I did not get elected to stand on the sidelines. I did not put my name forward and ask people to vote for me in order not to take responsibility. However, my responsibility goes beyond just the election, as Deputy Howlin says, of a stable government. It is to stand up for those people who have been left behind by the parties that formed the previous two Governments. I do not believe that a Government led by Fianna Fáil or Fine Gael is in the interests of those people who have been left behind.

Something is changing (though not necessarily the parties, yet). What that change is, is not yet clear. Despite important warnings Ireland is not Greece or Spain (shortly heading back to the polls). but who has the appetite for government? Stability?

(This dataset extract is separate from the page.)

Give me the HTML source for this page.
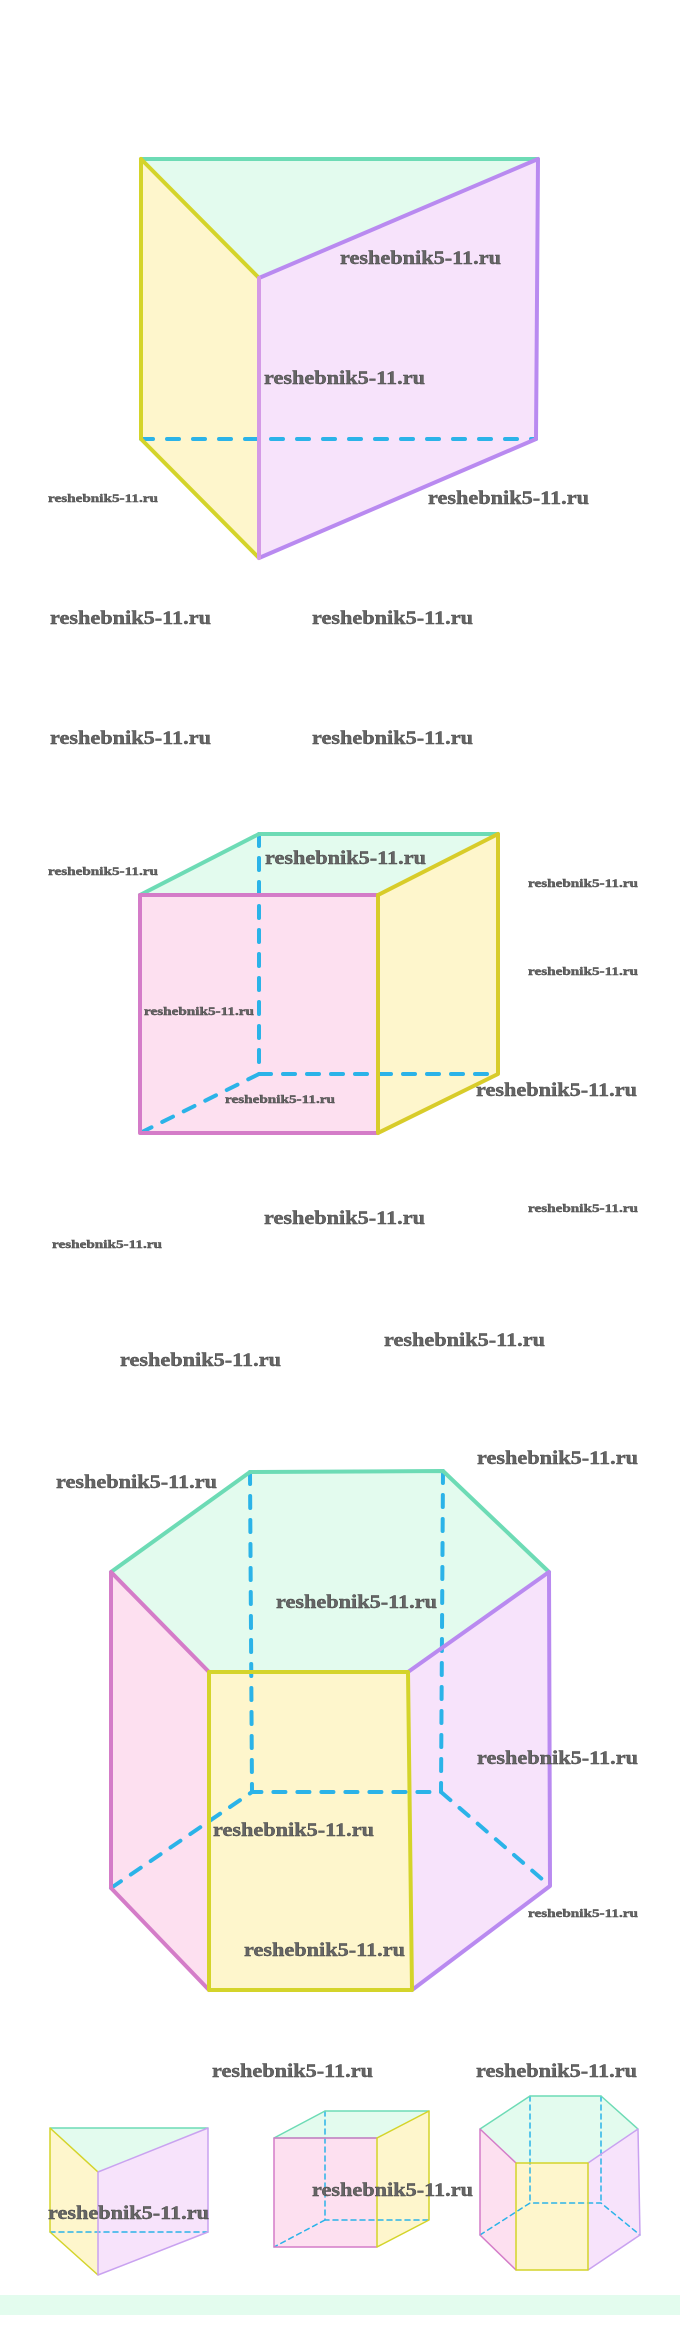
<!DOCTYPE html>
<html><head><meta charset="utf-8"><style>
html,body{margin:0;padding:0;background:#fff;}
svg{display:block;}
text{font-family:"Liberation Serif",serif;font-weight:bold;fill:#666;stroke:#444;stroke-width:0.4;}
.L{font-size:19px;}
.S{font-size:12px;}
</style></head><body>
<svg width="680" height="2348" viewBox="0 0 680 2348" xmlns="http://www.w3.org/2000/svg">
<g stroke-linejoin="round" stroke-linecap="round">
<!-- Triangle prism -->
<polygon points="141,159 538,159 259,278" fill="#e3fbee"/>
<polygon points="141,159 259,278 259,558 141,439" fill="#fef6cc"/>
<polygon points="259,278 538,159 536,439 259,558" fill="#f7e3fb"/>
<line x1="141" y1="439" x2="536" y2="439" stroke="#2bb3e8" stroke-width="4" stroke-dasharray="12,14"/>
<line x1="141" y1="159" x2="538" y2="159" stroke="#6ddbb5" stroke-width="4"/>
<polyline points="141,159 259,278" fill="none" stroke="#d4d42a" stroke-width="4"/>
<polyline points="141,159 141,439 259,558" fill="none" stroke="#d4d42a" stroke-width="4"/>
<polyline points="259,278 538,159 536,439 259,558" fill="none" stroke="#b98af0" stroke-width="4"/>
<line x1="259" y1="278" x2="259" y2="558" stroke="#d49ae6" stroke-width="4"/>

<!-- Cube -->
<polygon points="140,895 259,834 498,834 378,895" fill="#e3fbee"/>
<rect x="140" y="895" width="238" height="238" fill="#fde0f0"/>
<polygon points="378,895 498,834 498,1074 378,1133" fill="#fef6cc"/>
<polyline points="259,834 259,1074 498,1074" fill="none" stroke="#2bb3e8" stroke-width="4" stroke-dasharray="12,12"/>
<line x1="259" y1="1074" x2="140" y2="1133" stroke="#2bb3e8" stroke-width="4" stroke-dasharray="12,12"/>
<polyline points="140,895 259,834 498,834" fill="none" stroke="#6ddbb5" stroke-width="4"/>
<line x1="140" y1="895" x2="378" y2="895" stroke="#7fcfa8" stroke-width="4"/>
<polyline points="378,895 140,895 140,1133 378,1133" fill="none" stroke="#d47cc8" stroke-width="4"/>
<polyline points="378,895 498,834 498,1074 378,1133 378,895" fill="none" stroke="#d8cc2a" stroke-width="4"/>

<!-- Hexagonal prism -->
<polygon points="250,1472 443,1471 549,1572 408,1672 209,1672 111,1572" fill="#e3fbee"/>
<polygon points="111,1572 209,1672 209,1990 111,1888" fill="#fde0f0"/>
<rect x="209" y="1672" width="201" height="318" fill="#fef6cc"/>
<polygon points="408,1672 549,1572 550,1886 412,1990" fill="#f7e3fb"/>
<g fill="none" stroke="#2bb3e8" stroke-width="4" stroke-dasharray="12,12">
<line x1="250" y1="1472" x2="252" y2="1792"/>
<line x1="443" y1="1471" x2="441" y2="1792"/>
<polyline points="111,1888 252,1792 441,1792 550,1886"/>
</g>
<polyline points="111,1572 250,1472 443,1471 549,1572" fill="none" stroke="#6ddbb5" stroke-width="4"/>
<polyline points="209,1672 111,1572 111,1888 209,1990" fill="none" stroke="#d47cc8" stroke-width="4"/>
<polyline points="408,1672 549,1572 550,1886 412,1990" fill="none" stroke="#b98af0" stroke-width="4"/>
<polygon points="209,1672 408,1672 412,1990 209,1990" fill="none" stroke="#d4d42a" stroke-width="4"/>

<!-- small triangle -->
<polygon points="50,2128 208,2128 98,2172" fill="#e3fbee"/>
<polygon points="50,2128 98,2172 98,2275 50,2232" fill="#fef6cc"/>
<polygon points="98,2172 208,2128 208,2232 98,2275" fill="#f7e3fb"/>
<line x1="50" y1="2232" x2="208" y2="2232" stroke="#2bb3e8" stroke-width="1.5" stroke-dasharray="5,4"/>
<line x1="50" y1="2128" x2="208" y2="2128" stroke="#6ddbb5" stroke-width="1.5"/>
<polyline points="98,2172 50,2128 50,2232 98,2275" fill="none" stroke="#d4d42a" stroke-width="1.5"/>
<polyline points="98,2172 208,2128 208,2232 98,2275 98,2172" fill="none" stroke="#c9a2f0" stroke-width="1.5"/>

<!-- small cube -->
<polygon points="274,2138 325,2111 429,2111 377,2138" fill="#e3fbee"/>
<rect x="274" y="2138" width="103" height="109" fill="#fde0f0"/>
<polygon points="377,2138 429,2111 429,2220 377,2247" fill="#fef6cc"/>
<polyline points="325,2111 325,2220 429,2220" fill="none" stroke="#2bb3e8" stroke-width="1.5" stroke-dasharray="5,4"/>
<line x1="325" y1="2220" x2="274" y2="2247" stroke="#2bb3e8" stroke-width="1.5" stroke-dasharray="5,4"/>
<polyline points="274,2138 325,2111 429,2111" fill="none" stroke="#6ddbb5" stroke-width="1.5"/>
<line x1="274" y1="2138" x2="377" y2="2138" stroke="#6ddbb5" stroke-width="1.5"/>
<polyline points="377,2138 274,2138 274,2247 377,2247" fill="none" stroke="#d47cc8" stroke-width="1.5"/>
<polygon points="377,2138 429,2111 429,2220 377,2247" fill="none" stroke="#d4d42a" stroke-width="1.5"/>

<!-- small hex -->
<polygon points="530,2096 601,2096 638,2129 588,2163 516,2163 480,2129" fill="#e3fbee"/>
<polygon points="480,2129 516,2163 516,2270 480,2235" fill="#fde0f0"/>
<rect x="516" y="2163" width="72" height="107" fill="#fef6cc"/>
<polygon points="588,2163 638,2129 640,2235 588,2270" fill="#f7e3fb"/>
<g fill="none" stroke="#2bb3e8" stroke-width="1.5" stroke-dasharray="5,4">
<line x1="530" y1="2096" x2="530" y2="2203"/>
<line x1="601" y1="2096" x2="601" y2="2203"/>
<polyline points="480,2235 530,2203 601,2203 640,2235"/>
</g>
<polyline points="480,2129 530,2096 601,2096 638,2129" fill="none" stroke="#6ddbb5" stroke-width="1.5"/>
<polyline points="516,2163 480,2129 480,2235 516,2270" fill="none" stroke="#d47cc8" stroke-width="1.5"/>
<polyline points="588,2163 638,2129 640,2235 588,2270" fill="none" stroke="#c9a2f0" stroke-width="1.5"/>
<polygon points="516,2163 588,2163 588,2270 516,2270" fill="none" stroke="#d4d42a" stroke-width="1.5"/>
</g>

<rect x="0" y="2295" width="680" height="20" fill="#e3fcee"/>

<!-- labels -->
<g>
<text class="L" x="340" y="264" textLength="161" lengthAdjust="spacingAndGlyphs">reshebnik5-11.ru</text>
<text class="L" x="264" y="384" textLength="161" lengthAdjust="spacingAndGlyphs">reshebnik5-11.ru</text>
<text class="S" x="48" y="502" textLength="110" lengthAdjust="spacingAndGlyphs">reshebnik5-11.ru</text>
<text class="L" x="428" y="504" textLength="161" lengthAdjust="spacingAndGlyphs">reshebnik5-11.ru</text>
<text class="L" x="50" y="624" textLength="161" lengthAdjust="spacingAndGlyphs">reshebnik5-11.ru</text>
<text class="L" x="312" y="624" textLength="161" lengthAdjust="spacingAndGlyphs">reshebnik5-11.ru</text>
<text class="L" x="50" y="744" textLength="161" lengthAdjust="spacingAndGlyphs">reshebnik5-11.ru</text>
<text class="L" x="312" y="744" textLength="161" lengthAdjust="spacingAndGlyphs">reshebnik5-11.ru</text>

<text class="L" x="265" y="864" textLength="161" lengthAdjust="spacingAndGlyphs">reshebnik5-11.ru</text>
<text class="S" x="48" y="875" textLength="110" lengthAdjust="spacingAndGlyphs">reshebnik5-11.ru</text>
<text class="S" x="528" y="887" textLength="110" lengthAdjust="spacingAndGlyphs">reshebnik5-11.ru</text>
<text class="S" x="528" y="975" textLength="110" lengthAdjust="spacingAndGlyphs">reshebnik5-11.ru</text>
<text class="S" x="144" y="1015" textLength="110" lengthAdjust="spacingAndGlyphs">reshebnik5-11.ru</text>
<text class="S" x="225" y="1103" textLength="110" lengthAdjust="spacingAndGlyphs">reshebnik5-11.ru</text>
<text class="L" x="476" y="1096" textLength="161" lengthAdjust="spacingAndGlyphs">reshebnik5-11.ru</text>
<text class="L" x="264" y="1224" textLength="161" lengthAdjust="spacingAndGlyphs">reshebnik5-11.ru</text>
<text class="S" x="528" y="1212" textLength="110" lengthAdjust="spacingAndGlyphs">reshebnik5-11.ru</text>
<text class="S" x="52" y="1248" textLength="110" lengthAdjust="spacingAndGlyphs">reshebnik5-11.ru</text>
<text class="L" x="384" y="1346" textLength="161" lengthAdjust="spacingAndGlyphs">reshebnik5-11.ru</text>
<text class="L" x="120" y="1366" textLength="161" lengthAdjust="spacingAndGlyphs">reshebnik5-11.ru</text>

<text class="L" x="56" y="1488" textLength="161" lengthAdjust="spacingAndGlyphs">reshebnik5-11.ru</text>
<text class="L" x="477" y="1464" textLength="161" lengthAdjust="spacingAndGlyphs">reshebnik5-11.ru</text>
<text class="L" x="276" y="1608" textLength="161" lengthAdjust="spacingAndGlyphs">reshebnik5-11.ru</text>
<text class="L" x="477" y="1764" textLength="161" lengthAdjust="spacingAndGlyphs">reshebnik5-11.ru</text>
<text class="L" x="213" y="1836" textLength="161" lengthAdjust="spacingAndGlyphs">reshebnik5-11.ru</text>
<text class="S" x="528" y="1917" textLength="110" lengthAdjust="spacingAndGlyphs">reshebnik5-11.ru</text>
<text class="L" x="244" y="1956" textLength="161" lengthAdjust="spacingAndGlyphs">reshebnik5-11.ru</text>

<text class="L" x="212" y="2077" textLength="161" lengthAdjust="spacingAndGlyphs">reshebnik5-11.ru</text>
<text class="L" x="476" y="2077" textLength="161" lengthAdjust="spacingAndGlyphs">reshebnik5-11.ru</text>
<text class="L" x="312" y="2196" textLength="161" lengthAdjust="spacingAndGlyphs">reshebnik5-11.ru</text>
<text class="L" x="48" y="2219" textLength="161" lengthAdjust="spacingAndGlyphs">reshebnik5-11.ru</text>
</g>
</svg>
</body></html>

Hard decisions?

But the system by which Ireland has run its business – under a written Constitution from 1937 – has changed, and utterly. That constitution is, as Eoin says silent, on the most of new shifting exegeses to which contemporary politics must make a credible response.

Eamonn Ryan put his finger on it “a Government is not formed that is willing to show leadership and position Ireland to take its place in the nations of the world and accepting that responsibility is not worthy of anyone’s support”.